Vertex announces first CRISPR gene-editing therapy
Published on 23 November 2023
Milton Park occupier Vertex has announced the world’s first regulatory authorisation of a CRISPR-based gene-editing therapy.
Vertex Pharmaceuticals and CRISPR Therapeutics announced that the UK Medicines and Healthcare products Regulatory Agency (MHRA) has granted conditional marketing authorisation for CASGEVY™. A CRISPR/Cas9 gene-edited therapy, it’s designed for the treatment of sickle cell disease (SCD) and transfusion-dependent beta thalassemia (TDT).
CASGEVY has been authorised for the treatment of eligible patients 12 years of age and older with SCD with recurrent vaso-occlusive crises (VOCs) or TDT, for whom a human leukocyte antigen (HLA) matched related hematopoietic stem cell donor is not available. There are an estimated 2,000 patients eligible for CASGEVY in the UK.

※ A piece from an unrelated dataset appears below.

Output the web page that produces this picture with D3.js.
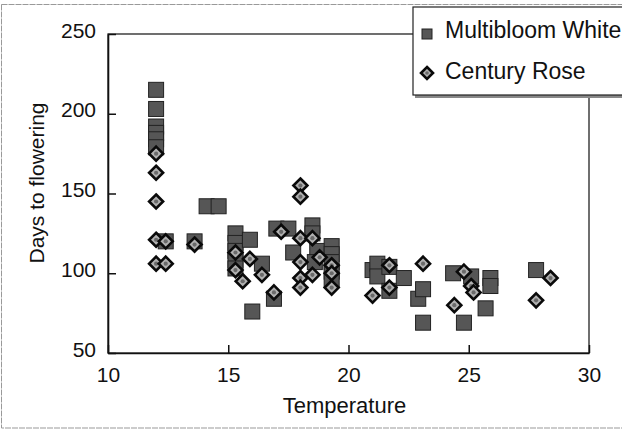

“Today is a historic day in science and medicine: this authorisation of CASGEVY in Great Britain is the first regulatory authorisation of a CRISPR-based therapy in the world,” said Reshma Kewalramani, M.D., Chief Executive Officer and President of Vertex.

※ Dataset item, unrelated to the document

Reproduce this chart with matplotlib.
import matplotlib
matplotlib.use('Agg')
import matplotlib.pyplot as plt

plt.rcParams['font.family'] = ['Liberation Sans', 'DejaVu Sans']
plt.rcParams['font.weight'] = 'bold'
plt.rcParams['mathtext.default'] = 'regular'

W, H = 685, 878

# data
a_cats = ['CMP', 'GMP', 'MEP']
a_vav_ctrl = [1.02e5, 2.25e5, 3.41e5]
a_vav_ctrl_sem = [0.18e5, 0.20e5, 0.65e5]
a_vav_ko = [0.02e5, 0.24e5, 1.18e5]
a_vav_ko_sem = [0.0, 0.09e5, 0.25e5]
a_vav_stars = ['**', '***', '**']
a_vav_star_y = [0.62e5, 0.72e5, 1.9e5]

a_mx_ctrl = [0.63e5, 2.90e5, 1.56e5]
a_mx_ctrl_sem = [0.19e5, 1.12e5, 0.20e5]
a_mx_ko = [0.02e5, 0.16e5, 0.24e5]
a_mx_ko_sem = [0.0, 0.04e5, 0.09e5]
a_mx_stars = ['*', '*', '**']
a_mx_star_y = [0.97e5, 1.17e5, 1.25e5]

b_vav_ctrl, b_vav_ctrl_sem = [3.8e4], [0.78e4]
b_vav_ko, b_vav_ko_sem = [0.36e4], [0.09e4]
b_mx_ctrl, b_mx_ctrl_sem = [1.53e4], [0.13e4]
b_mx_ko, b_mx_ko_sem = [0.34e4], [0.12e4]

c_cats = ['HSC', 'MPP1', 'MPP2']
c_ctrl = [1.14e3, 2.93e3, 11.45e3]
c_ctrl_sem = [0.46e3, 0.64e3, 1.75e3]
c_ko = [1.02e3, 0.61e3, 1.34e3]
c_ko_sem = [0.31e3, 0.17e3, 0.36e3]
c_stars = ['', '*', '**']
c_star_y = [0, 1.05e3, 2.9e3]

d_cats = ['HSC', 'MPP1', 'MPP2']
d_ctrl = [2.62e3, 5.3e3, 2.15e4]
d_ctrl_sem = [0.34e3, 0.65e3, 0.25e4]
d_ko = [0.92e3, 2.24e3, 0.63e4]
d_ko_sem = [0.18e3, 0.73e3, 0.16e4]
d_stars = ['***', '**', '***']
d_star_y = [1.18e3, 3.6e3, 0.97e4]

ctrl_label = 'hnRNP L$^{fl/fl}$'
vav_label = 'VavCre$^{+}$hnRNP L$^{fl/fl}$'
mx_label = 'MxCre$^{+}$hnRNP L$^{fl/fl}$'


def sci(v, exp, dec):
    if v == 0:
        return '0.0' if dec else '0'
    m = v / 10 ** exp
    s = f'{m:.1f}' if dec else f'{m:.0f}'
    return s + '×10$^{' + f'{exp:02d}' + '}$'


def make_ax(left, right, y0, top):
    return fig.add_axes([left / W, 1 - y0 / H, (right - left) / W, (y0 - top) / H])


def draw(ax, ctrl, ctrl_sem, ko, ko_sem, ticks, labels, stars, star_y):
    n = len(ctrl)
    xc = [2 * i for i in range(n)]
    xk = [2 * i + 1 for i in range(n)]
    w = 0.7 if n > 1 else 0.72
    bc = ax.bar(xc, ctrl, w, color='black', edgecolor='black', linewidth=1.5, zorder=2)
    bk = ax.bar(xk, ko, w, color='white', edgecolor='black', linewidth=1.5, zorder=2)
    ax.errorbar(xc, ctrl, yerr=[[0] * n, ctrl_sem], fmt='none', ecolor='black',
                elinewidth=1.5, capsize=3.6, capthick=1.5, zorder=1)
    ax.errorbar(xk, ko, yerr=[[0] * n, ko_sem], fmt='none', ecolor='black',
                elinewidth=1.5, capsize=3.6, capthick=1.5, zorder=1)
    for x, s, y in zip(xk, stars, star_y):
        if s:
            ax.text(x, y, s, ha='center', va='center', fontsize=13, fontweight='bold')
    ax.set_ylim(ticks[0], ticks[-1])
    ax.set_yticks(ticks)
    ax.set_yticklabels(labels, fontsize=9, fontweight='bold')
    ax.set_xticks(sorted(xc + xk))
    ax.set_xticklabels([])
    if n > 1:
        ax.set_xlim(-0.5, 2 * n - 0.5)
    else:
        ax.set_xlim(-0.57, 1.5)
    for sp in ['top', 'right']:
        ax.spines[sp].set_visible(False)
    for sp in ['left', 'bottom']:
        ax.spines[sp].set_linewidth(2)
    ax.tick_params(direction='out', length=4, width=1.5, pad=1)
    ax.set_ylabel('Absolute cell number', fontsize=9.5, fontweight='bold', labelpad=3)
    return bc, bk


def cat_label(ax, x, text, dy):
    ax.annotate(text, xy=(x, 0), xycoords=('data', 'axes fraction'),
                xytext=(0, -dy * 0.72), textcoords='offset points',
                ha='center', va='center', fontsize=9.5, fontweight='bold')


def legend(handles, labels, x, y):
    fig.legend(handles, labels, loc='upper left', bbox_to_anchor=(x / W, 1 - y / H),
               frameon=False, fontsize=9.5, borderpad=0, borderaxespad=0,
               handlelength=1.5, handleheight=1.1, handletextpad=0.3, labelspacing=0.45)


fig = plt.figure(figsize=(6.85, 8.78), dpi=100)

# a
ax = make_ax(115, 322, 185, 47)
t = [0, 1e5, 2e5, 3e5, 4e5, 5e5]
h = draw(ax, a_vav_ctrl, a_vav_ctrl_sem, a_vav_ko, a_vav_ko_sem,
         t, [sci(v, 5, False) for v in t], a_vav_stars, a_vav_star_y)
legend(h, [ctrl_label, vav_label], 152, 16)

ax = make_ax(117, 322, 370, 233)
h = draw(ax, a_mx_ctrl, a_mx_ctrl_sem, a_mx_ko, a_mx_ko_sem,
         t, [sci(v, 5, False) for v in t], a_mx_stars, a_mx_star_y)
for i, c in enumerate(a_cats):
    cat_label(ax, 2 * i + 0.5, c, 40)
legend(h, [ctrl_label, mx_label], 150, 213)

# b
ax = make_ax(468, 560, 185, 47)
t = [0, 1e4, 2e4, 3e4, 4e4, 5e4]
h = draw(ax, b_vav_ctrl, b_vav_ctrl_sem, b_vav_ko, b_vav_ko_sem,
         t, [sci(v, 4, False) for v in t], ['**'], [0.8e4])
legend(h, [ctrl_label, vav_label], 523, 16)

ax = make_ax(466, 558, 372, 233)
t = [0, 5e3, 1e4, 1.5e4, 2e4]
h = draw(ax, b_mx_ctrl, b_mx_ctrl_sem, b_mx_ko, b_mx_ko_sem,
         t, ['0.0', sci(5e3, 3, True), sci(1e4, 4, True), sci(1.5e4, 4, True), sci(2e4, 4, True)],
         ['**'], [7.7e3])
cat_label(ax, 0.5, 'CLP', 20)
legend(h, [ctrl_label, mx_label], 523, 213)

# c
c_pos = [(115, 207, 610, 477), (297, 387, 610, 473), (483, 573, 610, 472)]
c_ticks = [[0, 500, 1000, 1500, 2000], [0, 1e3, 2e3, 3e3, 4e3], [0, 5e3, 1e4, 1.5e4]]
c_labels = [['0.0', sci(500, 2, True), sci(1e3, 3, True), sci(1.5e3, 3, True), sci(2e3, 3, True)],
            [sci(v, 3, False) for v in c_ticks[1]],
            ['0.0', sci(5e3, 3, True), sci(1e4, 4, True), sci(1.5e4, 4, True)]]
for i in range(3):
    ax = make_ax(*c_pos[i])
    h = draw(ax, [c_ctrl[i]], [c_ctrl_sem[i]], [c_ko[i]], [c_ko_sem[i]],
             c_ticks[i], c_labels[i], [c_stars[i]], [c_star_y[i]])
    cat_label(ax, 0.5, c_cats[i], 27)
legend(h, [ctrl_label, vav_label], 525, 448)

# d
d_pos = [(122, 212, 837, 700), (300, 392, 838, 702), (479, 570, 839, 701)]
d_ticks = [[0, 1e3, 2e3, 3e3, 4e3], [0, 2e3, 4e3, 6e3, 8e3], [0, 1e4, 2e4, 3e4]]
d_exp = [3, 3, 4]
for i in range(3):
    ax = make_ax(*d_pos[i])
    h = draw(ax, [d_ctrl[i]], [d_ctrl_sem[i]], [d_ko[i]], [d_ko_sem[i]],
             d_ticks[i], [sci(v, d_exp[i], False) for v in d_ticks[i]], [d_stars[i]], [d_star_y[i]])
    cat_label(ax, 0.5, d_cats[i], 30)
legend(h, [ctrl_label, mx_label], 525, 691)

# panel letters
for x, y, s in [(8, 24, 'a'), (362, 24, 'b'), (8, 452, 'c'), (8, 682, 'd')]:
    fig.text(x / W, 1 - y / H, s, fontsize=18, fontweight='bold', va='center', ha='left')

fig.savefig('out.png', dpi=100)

“I hope this represents the first of many applications of this Nobel Prize winning technology to benefit eligible patients with serious diseases,” said Samarth Kulkarni, Ph.D., Chairman and Chief Executive Officer of CRISPR Therapeutics.
In two global clinical trials of CASGEVY in SCD and TDT, the trials met their respective primary outcome of becoming free from severe VOCs or transfusion independent for at least 12 consecutive months. Once achieved, these benefits are potentially expected to be life-long. The safety profile of 97 SCD and TDT patients treated to date with CASGEVY in these ongoing studies is generally consistent with myeloablative conditioning with busulfan and hematopoietic stem cell transplant.
“This authorisation offers a new option for eligible patients who are waiting for innovative therapies, and I look forward to patients having access to this therapy as quickly as possible,” said Professor Josu de la Fuente, Principal Investigator in the CLIMB-111 and CLIMB-121 studies, Professor of Practice (Cellular & Gene Therapy) at Imperial College London, and Consultant Haematologist at Imperial College Healthcare NHS Trust.
In the UK, exa-cel was granted an Innovation Passport under the Innovative Licensing and Access Pathway (ILAP) from the MHRA, and Vertex is already working closely with national health authorities to secure access for eligible patients as quickly as possible.
Vertex has also just announced that the European Medicines Agency (EMA) has validated a Type II variation application to the Marketing Authorisation for KAFTRIO® (ivacaftor/tezacaftor/elexacaftor) in combination with ivacaftor. If approved, c. 2,800 people with cystic fibrosis in the European Union ages 2 and above could receive a medicine that treats the underlying cause of their disease for the first time.